WASHINGTON—A few days ago in Beirut, Druze leader Walid Jumblatt switched his support from Prime Minister Saad Hariri, a symbol of pro-Western, anti-Syrian Sunnis, to Najib Mikati, a businessman supported by Hezbollah, because Mikati was willing to turn a blind eye to the evidence that the Shiite group assassinated Hariri’s father six years ago. The move brought down the government and placed Mikati in power. Jumblatt justified his decision with the argument that it was necessary to have stability at the price of justice.

I have met Jumblatt a couple of times in Lebanon and in Washington, and he always struck me as forthright regarding his country’s troubles. His statement should be taken at face value: He and a sizable chunk of Lebanese society have come to the troubling conclusion that peaceful coexistence is only possible by sacrificing justice.

I bring attention to this in the light of the tumultuous events in Egypt, Tunisia, Yemen, Jordan and Algeria. What we are seeing belies the notion that sacrificing justice brings stability. This has been the policy of the West vis-a-vis the Middle East for decades. Rhetorical calls for democratic reform notwithstanding, the United States and Europe have backed and funded corrupt Arab dictatorships because they seemed a better rampart against the tidal waves of Islamic fundamentalism than any alternative.

Arab dictatorships, of course, achieved neither justice nor stability. Fundamentalism continued to grow. In a heavily rigged parliamentary election in Egypt, the Muslim Brotherhood achieved 20 percent of the seats in 2005. Many years earlier, in the more secularly inclined Tunisian society, the religious fanatics of the Nahda movement led by Rachid Ghannouchi officially obtained 17 percent of the vote the last time they were allowed to participate, although the real figure was probably higher. And Gaza’s first democratic elections were overwhelmingly won by Hamas. Not to speak of the strengthening of Islamic fundamentalism in Saudi Arabia, where no amount of repression has prevented various networks within the kingdom from providing funding as well as ideological and political support to anti-Western terrorists.

Beyond the Arab world, the trade-off between stability and justice has been equally illusory. A recent proof is Pervez Musharraf, who, together with Egypt’s Hosni Mubarak, was the recipient of billions of dollars, weapons and training provided by the U.S. in the last decade. During Musharraf’s military regime, Islamic fundamentalism continued to expand in Pakistan and thwarted much of the effort of Pakistani institutions to combat both the Taliban and al-Qaeda.

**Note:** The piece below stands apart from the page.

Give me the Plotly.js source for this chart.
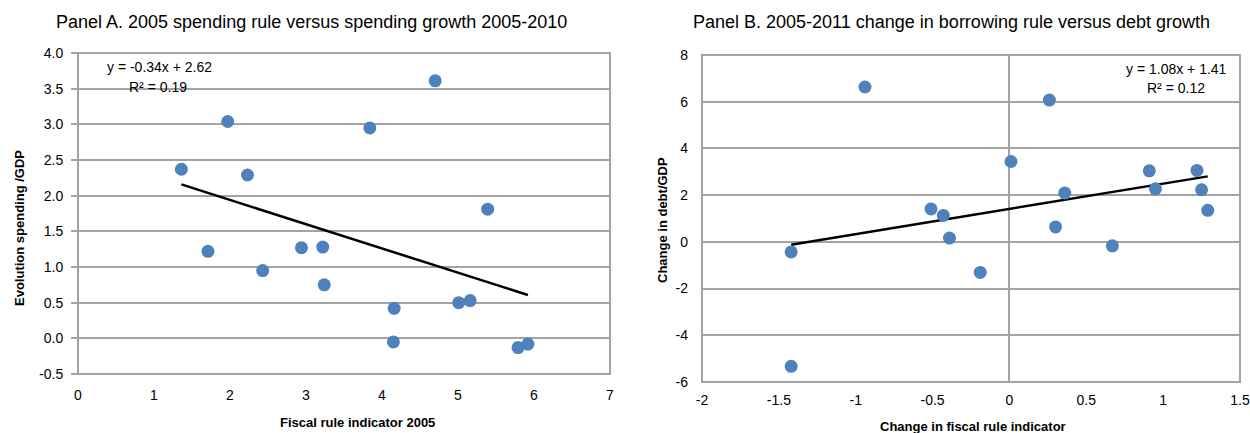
<!DOCTYPE html>
<html>
<head>
<meta charset="utf-8">
<script src="https://cdn.plot.ly/plotly-3.0.1.min.js"></script>
<style>
  html, body { margin: 0; padding: 0; background: #ffffff; }
  #chart { width: 1250px; height: 433px; }
</style>
</head>
<body>
<div id="chart"></div>
<script>
// Panel A: 2005 spending rule indicator vs change in spending/GDP 2005-2010
const spendRule2005 = [1.36, 1.71, 1.97, 2.23, 2.43, 2.94, 3.22, 3.24, 3.84, 4.15, 4.16, 4.70, 5.01, 5.16, 5.39, 5.79, 5.92];
const spendGrowth   = [2.37, 1.22, 3.04, 2.29, 0.95, 1.27, 1.28, 0.75, 2.95, -0.05, 0.42, 3.61, 0.50, 0.53, 1.81, -0.13, -0.08];
const trendA = { slope: -0.34, intercept: 2.62, r2: 0.19 };

// Panel B: 2005-2011 change in borrowing rule indicator vs change in debt/GDP
const borrowRuleChange = [-1.42, -1.42, -0.94, -0.51, -0.43, -0.39, -0.19, 0.01, 0.26, 0.30, 0.36, 0.67, 0.91, 0.95, 1.22, 1.25, 1.29];
const debtChange       = [-0.43, -5.33, 6.63, 1.41, 1.13, 0.16, -1.31, 3.44, 6.07, 0.64, 2.09, -0.17, 3.04, 2.27, 3.06, 2.23, 1.35];
const trendB = { slope: 1.08, intercept: 1.41, r2: 0.12 };

// Tick values and labels
const aXTicks = [0, 1, 2, 3, 4, 5, 6, 7];
const aXLabels = ['0', '1', '2', '3', '4', '5', '6', '7'];
const aYTicks = [-0.5, 0, 0.5, 1, 1.5, 2, 2.5, 3, 3.5, 4];
const aYLabels = ['-0.5', '0.0', '0.5', '1.0', '1.5', '2.0', '2.5', '3.0', '3.5', '4.0'];
const bXTicks = [-2, -1.5, -1, -0.5, 0, 0.5, 1, 1.5];
const bXLabels = ['-2', '-1.5', '-1', '-0.5', '0', '0.5', '1', '1.5'];
const bYTicks = [-6, -4, -2, 0, 2, 4, 6, 8];
const bYLabels = ['-6', '-4', '-2', '0', '2', '4', '6', '8'];

const W = 1250, H = 433;
const SANS = '"Liberation Sans", Arial, sans-serif';
const GRID = '#a3a3a3';
const BLUE = '#4f81bd';

// plot boxes in pixels
const boxA = { x0: 78, x1: 610, y0: 53, y1: 374, xr: [0, 7], yr: [-0.5, 4] };
const boxB = { x0: 702, x1: 1240, y0: 55, y1: 382, xr: [-2, 1.5], yr: [-6, 8] };

function domX(b) { return [b.x0 / W, b.x1 / W]; }
function domY(b) { return [(H - b.y1) / H, (H - b.y0) / H]; }
// paper fraction of the y=0 line inside a box
function zeroPos(b) {
  const d = domY(b);
  return d[0] + (0 - b.yr[0]) / (b.yr[1] - b.yr[0]) * (d[1] - d[0]);
}
function px(x) { return x / W; }
function py(y) { return (H - y) / H; }

function trendTrace(xs, t, xa, ya) {
  const lo = Math.min(...xs), hi = Math.max(...xs);
  return {
    x: [lo, hi], y: [t.slope * lo + t.intercept, t.slope * hi + t.intercept],
    xaxis: xa, yaxis: ya, mode: 'lines', type: 'scatter',
    line: { color: '#000000', width: 2.5 }, hoverinfo: 'skip'
  };
}

const marker = { color: BLUE, size: 13, line: { width: 0 } };

const data = [
  trendTrace(spendRule2005, trendA, 'x', 'y'),
  { x: spendRule2005, y: spendGrowth, xaxis: 'x', yaxis: 'y', mode: 'markers', type: 'scatter', marker: marker },
  trendTrace(borrowRuleChange, trendB, 'x2', 'y2'),
  { x: borrowRuleChange, y: debtChange, xaxis: 'x2', yaxis: 'y2', mode: 'markers', type: 'scatter', marker: marker }
];

const tickFont = { family: SANS, size: 14, color: '#000000' };
const eqFont = { family: SANS, size: 14, color: '#000000' };
const axisTitleFont = { family: SANS, size: 13, color: '#000000', weight: 'bold' };
const panelTitleFont = { family: SANS, size: 18, color: '#000000' };

function label(text, x, y, font, extra) {
  return Object.assign({
    text: text, xref: 'paper', yref: 'paper', x: px(x), y: py(y), showarrow: false,
    xanchor: 'center', yanchor: 'middle', font: font
  }, extra || {});
}

const layout = {
  width: W, height: H,
  margin: { l: 0, r: 0, t: 0, b: 0 },
  paper_bgcolor: '#ffffff', plot_bgcolor: '#ffffff',
  showlegend: false,
  xaxis: {
    domain: domX(boxA), range: boxA.xr, anchor: 'y',
    tickmode: 'array', tickvals: aXTicks, ticktext: aXLabels,
    showgrid: false, zeroline: false, showline: false, ticks: '',
    tickfont: tickFont, ticklabelstandoff: 11
  },
  yaxis: {
    domain: domY(boxA), range: boxA.yr, anchor: 'x',
    tickmode: 'array', tickvals: aYTicks, ticktext: aYLabels,
    showgrid: true, gridcolor: GRID, gridwidth: 2, zeroline: false,
    showline: false, ticks: 'outside', ticklen: 6, tickwidth: 2, tickcolor: GRID,
    tickfont: tickFont, ticklabelstandoff: 5
  },
  // horizontal axis line through y=0 carrying the tick marks
  xaxis3: {
    overlaying: 'x', anchor: 'free', position: zeroPos(boxA), range: boxA.xr,
    tickmode: 'array', tickvals: aXTicks, showticklabels: false,
    showgrid: false, zeroline: false, showline: true, linecolor: GRID, linewidth: 2,
    ticks: 'outside', ticklen: 5, tickwidth: 2, tickcolor: GRID
  },
  xaxis2: {
    domain: domX(boxB), range: boxB.xr, anchor: 'y2',
    tickmode: 'array', tickvals: bXTicks, ticktext: bXLabels,
    showgrid: false, zeroline: true, zerolinecolor: GRID, zerolinewidth: 2,
    showline: false, ticks: '', tickfont: tickFont, ticklabelstandoff: 8
  },
  yaxis2: {
    domain: domY(boxB), range: boxB.yr, anchor: 'x2',
    tickmode: 'array', tickvals: bYTicks, ticktext: bYLabels,
    showgrid: true, gridcolor: GRID, gridwidth: 2, zeroline: false,
    showline: false, ticks: '', tickfont: tickFont, ticklabelstandoff: 13
  },
  xaxis4: {
    overlaying: 'x2', anchor: 'free', position: zeroPos(boxB), range: boxB.xr,
    tickmode: 'array', tickvals: bXTicks, showticklabels: false,
    showgrid: false, zeroline: false, showline: true, linecolor: GRID, linewidth: 2,
    ticks: 'outside', ticklen: 5, tickwidth: 2, tickcolor: GRID
  },
  shapes: [
    { type: 'rect', xref: 'x domain', yref: 'y domain', x0: 0, x1: 1, y0: 0, y1: 1,
      line: { color: GRID, width: 2 }, layer: 'below' },
    { type: 'rect', xref: 'x2 domain', yref: 'y2 domain', x0: 0, x1: 1, y0: 0, y1: 1,
      line: { color: GRID, width: 2 }, layer: 'below' }
  ],
  annotations: [
    label('Panel A. 2005 spending rule versus spending growth 2005-2010', 311, 22, panelTitleFont),
    label('Panel B. 2005-2011 change in borrowing rule versus debt growth', 951, 22, panelTitleFont),
    label('Fiscal rule indicator 2005', 357, 422, axisTitleFont),
    label('Evolution spending /GDP', 19, 228, axisTitleFont, { textangle: -90 }),
    label('Change in fiscal rule indicator', 973, 426, axisTitleFont),
    label('Change in debt/GDP', 663, 220, axisTitleFont, { textangle: -90 }),
    label('y = ' + trendA.slope.toFixed(2) + 'x + ' + trendA.intercept.toFixed(2), 159, 67, eqFont),
    label('R² = ' + trendA.r2.toFixed(2), 158, 87, eqFont),
    label('y = ' + trendB.slope.toFixed(2) + 'x + ' + trendB.intercept.toFixed(2), 1176, 69, eqFont),
    label('R² = ' + trendB.r2.toFixed(2), 1176, 88, eqFont)
  ]
};

Plotly.newPlot('chart', data, layout, { staticPlot: true, displayModeBar: false });
</script>
</body>
</html>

Meanwhile, news of the changes taking place in the new millennium was reaching millions of people, particularly the young, in the Arab world. The slow ascent of large numbers of Arabs into the lower middle class due to the effect of globalization, which those autocracies could not keep out entirely, was more momentous than outsiders realized. A generation of Arabs who clearly understood that the choice between stability and justice was false came into being.

They saw in frustration how the freest, most modern nations on Earth buttressed their dictators because calls for freedom in the Arab world sounded naive compared to the much more urgent concerns of the international order. But they knew better than anyone else how unreal the stability was because the apparent social acquiescence that decades of brutal repression had brought about was mostly owed to fear.

Americans and Europeans who really believed that the only choice in the Arab world was between lascivious sheiks and murderous generals on the one hand, and medieval weirdos on the other, have suddenly discovered that there are thousands—no, millions—of men and women who do not look all that different from Westerners and speak the civic and political language of their own democracies. “When people have their voice, they don’t need to explode themselves,” a 29-year-old demonstrator told The Washington Post.

The story of the West is that stability only came when a modicum of justice was achieved. The peaceful order was threatened, in these nations, every time a generation perceived that justice was somehow eroded in the name of stability. Should we be all that surprised that other parts of the world feel the same?